Decoding the Language of Finance
The world of finance often seems shrouded in complex jargon, making it intimidating for newcomers. This overview aims to demystify some fundamental finance terminology, providing a foundation for understanding investments, markets, and economic concepts.
Assets are anything of value that an individual or company owns. They can be tangible, like real estate or equipment, or intangible, like patents or brand recognition. Liabilities, conversely, are obligations to others, such as loans or accounts payable. The difference between assets and liabilities represents equity, or net worth.
Capital refers to the financial resources available for use. This can include cash, investments, or assets that can be easily converted into cash. Debt is money borrowed from a lender and must be repaid with interest. Interest rates can be fixed (remaining constant) or variable (fluctuating based on market conditions).
Stocks (also called equities) represent ownership in a company. Investors purchase shares of stock hoping the company’s value will increase, leading to capital gains. They may also receive dividends, which are portions of the company’s profits distributed to shareholders.

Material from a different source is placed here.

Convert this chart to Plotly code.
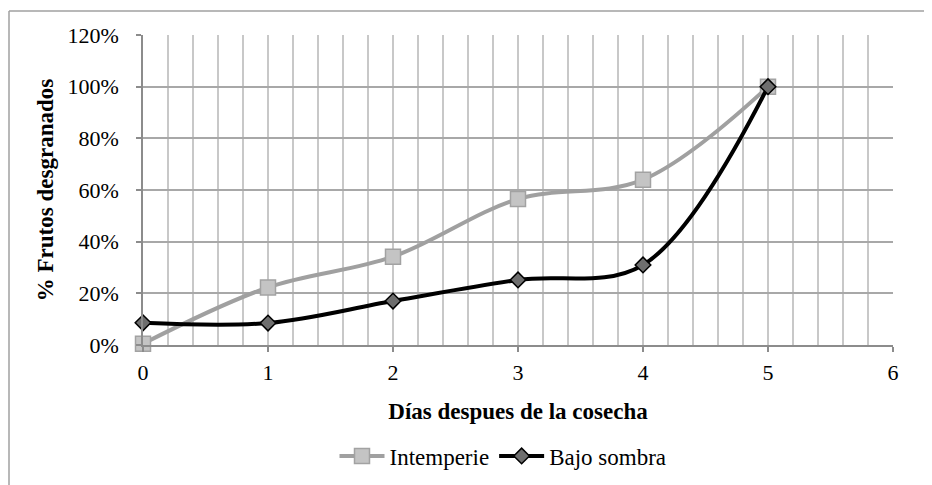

Bonds are debt instruments issued by governments or corporations to raise capital. Bondholders lend money and receive periodic interest payments, as well as the face value of the bond at maturity.
Market capitalization (or market cap) is the total value of a company’s outstanding shares of stock. It is calculated by multiplying the current share price by the number of outstanding shares. Companies are often categorized by market cap: large-cap, mid-cap, and small-cap.
Risk refers to the possibility of losing money on an investment. Different investments carry different levels of risk. Return is the profit or loss generated on an investment. Higher potential returns generally come with higher risk.
Diversification is a strategy of spreading investments across different asset classes, industries, and geographies to reduce risk. By diversifying, an investor reduces the impact of any single investment on their overall portfolio.
Inflation is the rate at which the general level of prices for goods and services is rising, eroding purchasing power. Deflation is the opposite, a decrease in the general price level.
Liquidity refers to the ease with which an asset can be converted into cash without significantly affecting its price. Highly liquid assets, like cash and publicly traded stocks, can be sold quickly. Illiquid assets, like real estate, may take longer to sell.
Understanding these fundamental finance terms is crucial for making informed financial decisions. This is just a starting point, and further research and learning are essential for navigating the complex world of finance.